Evidencias contradictorias
En las últimas décadas los científicos han aportado distintas evidencias que contradicen algunas de las bases sobre las que se sustenta el criterio de muerte cerebral. En 1986, un grupo de investigadores japoneses (Japón es el único país desarrollado que no acepta el criterio de muerte cerebral) publicó en la prestigiosa revista Neurosurgery un trabajo en el que demuestra que –contra lo que se creía cuando se reunió el Comité de muerte cerebral de Harvard– es posible mediante ciertas técnicas prolongar la vida de aquellas personas cuyos cerebros han dejado de funcionar para siempre. A la fecha, diversos estudios han demostrado que es posible mantener las funciones corporales de pacientes con muerte cerebral por 201 días.

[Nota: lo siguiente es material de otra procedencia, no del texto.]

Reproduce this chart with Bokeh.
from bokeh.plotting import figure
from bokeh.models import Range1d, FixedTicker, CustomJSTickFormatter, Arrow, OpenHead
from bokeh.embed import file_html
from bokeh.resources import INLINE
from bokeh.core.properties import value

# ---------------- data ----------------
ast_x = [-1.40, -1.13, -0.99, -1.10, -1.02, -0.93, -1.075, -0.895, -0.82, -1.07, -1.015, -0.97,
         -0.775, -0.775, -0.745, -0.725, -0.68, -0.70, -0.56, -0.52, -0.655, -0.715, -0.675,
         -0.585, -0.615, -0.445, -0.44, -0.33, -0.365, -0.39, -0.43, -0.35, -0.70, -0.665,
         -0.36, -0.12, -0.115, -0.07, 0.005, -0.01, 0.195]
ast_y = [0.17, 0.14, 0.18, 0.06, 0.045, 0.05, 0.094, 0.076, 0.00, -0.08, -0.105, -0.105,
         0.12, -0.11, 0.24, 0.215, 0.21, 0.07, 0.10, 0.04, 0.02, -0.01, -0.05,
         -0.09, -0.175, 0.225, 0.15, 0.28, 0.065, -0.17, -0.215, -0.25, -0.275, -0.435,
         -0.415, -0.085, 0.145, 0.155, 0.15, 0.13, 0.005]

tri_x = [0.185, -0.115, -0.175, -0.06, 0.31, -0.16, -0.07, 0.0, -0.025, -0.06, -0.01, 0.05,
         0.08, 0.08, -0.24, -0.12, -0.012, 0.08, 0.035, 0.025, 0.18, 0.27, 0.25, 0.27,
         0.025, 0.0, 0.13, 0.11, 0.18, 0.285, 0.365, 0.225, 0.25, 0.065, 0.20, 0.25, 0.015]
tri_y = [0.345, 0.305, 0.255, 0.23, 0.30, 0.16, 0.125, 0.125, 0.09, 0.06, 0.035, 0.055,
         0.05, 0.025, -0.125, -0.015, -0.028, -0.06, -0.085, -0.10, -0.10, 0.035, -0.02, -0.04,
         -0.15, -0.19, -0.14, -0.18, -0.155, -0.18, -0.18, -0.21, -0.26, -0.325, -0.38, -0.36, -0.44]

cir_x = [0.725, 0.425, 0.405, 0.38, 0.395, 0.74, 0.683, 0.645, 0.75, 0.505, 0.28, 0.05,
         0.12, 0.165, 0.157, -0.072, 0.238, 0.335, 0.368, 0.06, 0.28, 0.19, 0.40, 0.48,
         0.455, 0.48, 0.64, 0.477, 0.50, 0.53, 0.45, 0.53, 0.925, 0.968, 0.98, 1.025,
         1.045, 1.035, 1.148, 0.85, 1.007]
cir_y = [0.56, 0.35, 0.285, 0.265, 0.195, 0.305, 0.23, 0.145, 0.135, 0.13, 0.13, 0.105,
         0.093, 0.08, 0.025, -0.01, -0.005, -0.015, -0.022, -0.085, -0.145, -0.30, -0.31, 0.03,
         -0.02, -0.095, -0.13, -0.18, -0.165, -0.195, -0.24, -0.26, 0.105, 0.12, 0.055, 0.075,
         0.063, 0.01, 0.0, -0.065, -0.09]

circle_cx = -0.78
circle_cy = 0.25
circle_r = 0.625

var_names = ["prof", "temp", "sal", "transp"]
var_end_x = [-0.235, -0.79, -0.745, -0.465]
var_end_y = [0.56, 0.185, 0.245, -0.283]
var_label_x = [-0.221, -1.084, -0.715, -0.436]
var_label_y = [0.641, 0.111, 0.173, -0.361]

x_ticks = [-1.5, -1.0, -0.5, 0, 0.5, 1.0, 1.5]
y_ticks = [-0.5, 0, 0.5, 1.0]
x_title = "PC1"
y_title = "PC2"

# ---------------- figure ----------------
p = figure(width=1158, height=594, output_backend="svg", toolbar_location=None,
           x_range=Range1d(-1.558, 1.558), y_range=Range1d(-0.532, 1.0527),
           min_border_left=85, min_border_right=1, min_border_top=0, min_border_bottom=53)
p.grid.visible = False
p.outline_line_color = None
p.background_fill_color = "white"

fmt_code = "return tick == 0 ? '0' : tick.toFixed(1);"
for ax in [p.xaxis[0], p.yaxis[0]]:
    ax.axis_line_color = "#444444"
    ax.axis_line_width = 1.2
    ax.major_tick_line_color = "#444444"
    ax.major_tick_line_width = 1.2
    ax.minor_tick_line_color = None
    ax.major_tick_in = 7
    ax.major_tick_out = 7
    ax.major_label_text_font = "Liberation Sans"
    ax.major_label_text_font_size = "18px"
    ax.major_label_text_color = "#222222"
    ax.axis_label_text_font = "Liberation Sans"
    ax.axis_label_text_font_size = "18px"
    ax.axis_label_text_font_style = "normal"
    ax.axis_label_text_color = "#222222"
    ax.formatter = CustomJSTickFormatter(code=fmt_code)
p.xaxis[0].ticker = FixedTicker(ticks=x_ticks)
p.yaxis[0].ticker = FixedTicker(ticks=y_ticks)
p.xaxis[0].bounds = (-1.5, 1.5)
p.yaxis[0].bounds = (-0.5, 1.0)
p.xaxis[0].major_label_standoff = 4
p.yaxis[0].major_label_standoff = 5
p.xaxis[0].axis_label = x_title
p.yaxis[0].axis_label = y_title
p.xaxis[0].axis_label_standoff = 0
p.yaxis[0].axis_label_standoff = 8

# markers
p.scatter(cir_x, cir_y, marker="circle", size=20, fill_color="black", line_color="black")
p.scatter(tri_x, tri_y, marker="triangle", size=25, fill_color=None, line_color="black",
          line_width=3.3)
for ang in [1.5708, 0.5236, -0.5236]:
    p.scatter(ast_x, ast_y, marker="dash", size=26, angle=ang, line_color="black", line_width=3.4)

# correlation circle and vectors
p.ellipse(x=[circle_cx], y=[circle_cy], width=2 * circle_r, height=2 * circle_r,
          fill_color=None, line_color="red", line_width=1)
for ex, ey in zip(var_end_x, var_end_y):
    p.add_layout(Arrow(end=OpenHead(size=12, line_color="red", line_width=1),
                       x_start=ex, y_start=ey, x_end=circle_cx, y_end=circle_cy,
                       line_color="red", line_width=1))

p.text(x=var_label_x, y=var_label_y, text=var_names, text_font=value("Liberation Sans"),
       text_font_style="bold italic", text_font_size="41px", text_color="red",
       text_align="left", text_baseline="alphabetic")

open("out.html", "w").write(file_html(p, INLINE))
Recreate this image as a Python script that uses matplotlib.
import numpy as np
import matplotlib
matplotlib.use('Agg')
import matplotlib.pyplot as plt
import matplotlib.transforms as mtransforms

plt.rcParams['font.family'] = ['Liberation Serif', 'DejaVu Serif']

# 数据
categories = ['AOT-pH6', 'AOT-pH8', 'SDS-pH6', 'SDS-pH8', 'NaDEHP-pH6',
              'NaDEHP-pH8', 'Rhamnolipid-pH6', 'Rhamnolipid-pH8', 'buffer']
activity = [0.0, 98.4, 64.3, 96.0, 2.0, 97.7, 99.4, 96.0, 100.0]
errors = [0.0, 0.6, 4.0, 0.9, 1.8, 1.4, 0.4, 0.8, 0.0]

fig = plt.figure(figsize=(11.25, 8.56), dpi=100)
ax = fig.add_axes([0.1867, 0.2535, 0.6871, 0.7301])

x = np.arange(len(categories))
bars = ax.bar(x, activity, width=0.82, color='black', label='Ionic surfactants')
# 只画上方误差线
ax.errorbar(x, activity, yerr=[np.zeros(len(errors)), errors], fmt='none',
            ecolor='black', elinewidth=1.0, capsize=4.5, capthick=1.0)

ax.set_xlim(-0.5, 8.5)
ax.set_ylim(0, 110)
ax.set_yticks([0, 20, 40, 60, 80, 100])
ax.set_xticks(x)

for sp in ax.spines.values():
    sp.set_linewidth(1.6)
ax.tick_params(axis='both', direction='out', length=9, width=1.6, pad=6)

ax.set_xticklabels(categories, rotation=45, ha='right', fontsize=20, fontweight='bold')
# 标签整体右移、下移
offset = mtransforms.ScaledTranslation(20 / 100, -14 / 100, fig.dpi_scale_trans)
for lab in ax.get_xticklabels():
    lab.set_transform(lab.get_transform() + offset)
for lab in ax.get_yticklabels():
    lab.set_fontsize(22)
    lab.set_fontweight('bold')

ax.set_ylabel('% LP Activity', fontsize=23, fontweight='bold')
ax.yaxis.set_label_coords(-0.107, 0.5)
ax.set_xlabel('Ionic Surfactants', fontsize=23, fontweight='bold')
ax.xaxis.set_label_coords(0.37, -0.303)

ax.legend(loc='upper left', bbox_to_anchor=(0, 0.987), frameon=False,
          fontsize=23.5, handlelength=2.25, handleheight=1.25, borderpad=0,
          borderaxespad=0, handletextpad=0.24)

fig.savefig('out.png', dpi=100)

Por otro lado, en los últimos diez años los médicos que han buscado métodos de tratar a los pacientes con muerte cerebral irreversible para que sus órganos (o a veces los embarazos) puedan ser conservados por algún tiempo. Incluso, han observado que en casos en que las pruebas habituales confirman la muerte cerebral, algunas funciones cerebrales continúan activas. “Ahora sabemos que los cerebros de muchos pacientes (que según las pruebas corrientes sufren muerte cerebral) siguen suministrando hormonas para regular las funciones corporales –escribe Singer–. Además, cuando los pacientes en estado de muerte cerebral están a cuerpo abierto, para extraérseles los órganos, puede aumentar su presión sanguínea y acelerarse el latido del corazón. Estas reacciones significan que el cerebro está desempeñando algunas de sus funciones, regulando las respuestas del cuerpo”.

Preguntas sin respuestas
“Como resultado, la definición jurídica de muerte cerebral y la práctica actual de la medicina a la hora de declarar muertas a las personas en estado de muerte cerebral se han distanciado”. Para Singer es posible que coincida la práctica actual de la medicina con la definición de muerte cerebral, aunque no es lo más conveniente: “Los médicos tendrían que hacer pruebas de todas las funciones cerebrales, incluidas las hormonales, antes de declarar a alguien muerto”.
“Esto supondría que a algunas personas a las que ahora se declararía en estado de muerte cerebral, se las consideraría vivas y se las tendría que seguir manteniendo en un respirador, con un coste importante tanto desde el punto de vista económico como de sufrimiento de la familia”. Esto también implicaría que durante el tiempo que se mantiene en un respirador a la persona con un estado de coma irreversible sus órganos se deteriorarían y muy probablemente ya no serían aptos para el trasplante.
“Así pues, hacer coincidir la práctica de la medicina actual con la definición de muerte no parece una buena idea. Sería mejor hacer coincidir la definición de muerte cerebral con la práctica médica actual –afirma Singer–. Pero una vez que abandonamos la idea de muerte cerebral como cese irreversible de todas las funciones del cerebro. ¿Qué vamos a poner en su lugar? ¿Qué funciones vamos a considerar que marcan la diferencia entre la vida y la muerte, y por qué?”.